Quantum Kinetic Equations and Dark Matter Abundances Reconsidered

TL;DR

This paper reevaluates the derivation of quantum kinetic equations for dark matter relic densities, arguing that the conventional Boltzmann equation remains valid over recent modified versions that include virtual particle effects.

Contribution

It critically assesses a recent modification to the quantum Boltzmann equation, demonstrating that the standard form correctly accounts for interaction energies in dark matter calculations.

Findings

The modified Boltzmann equation overestimates relic densities.

The conventional Boltzmann equation accurately describes particle interactions.
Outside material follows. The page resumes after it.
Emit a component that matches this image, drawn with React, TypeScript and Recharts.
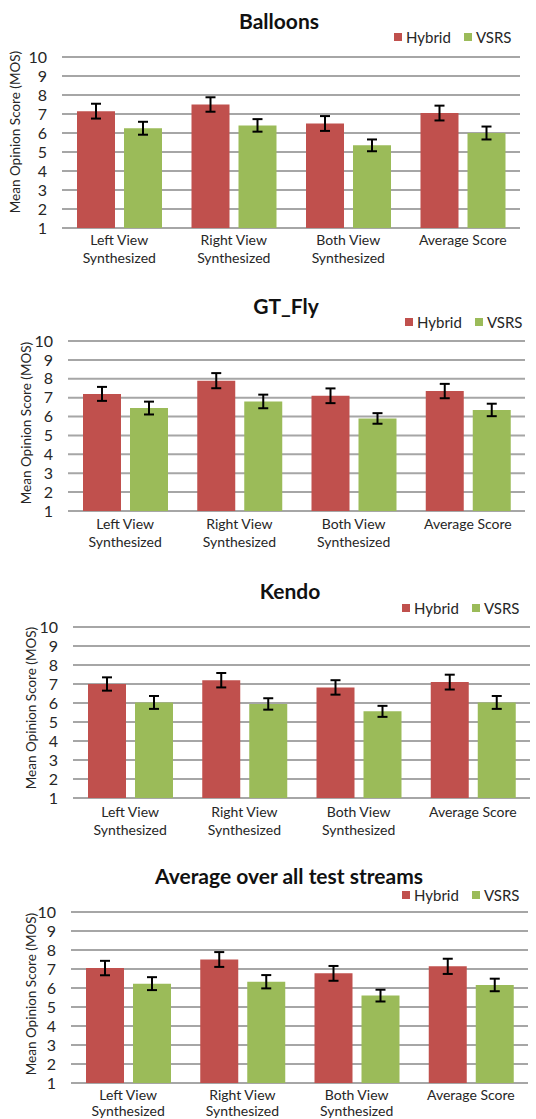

Virtual particle effects do not significantly alter dark matter abundance calculations.

Abstract

Starting from a Caldeira-Leggett model for the interaction of a system with an environment, Joichi, Matsumoto, and Yoshimura have reconsidered the derivation of the quantum Boltzmann equation. They find an extra term that accounts for the effects of virtual particles, and which drastically changes the results for relic densities of stable, weakly interacting massive particles (WIMPs), and for the decay products of unstable particles. We show, however, that this modified Boltzmann equation does not properly account for the interaction energy between the massive particles (which are decaying or annihilating) and the thermal bath of light particles. We argue that the conventional Boltzmann equation gives the correct result.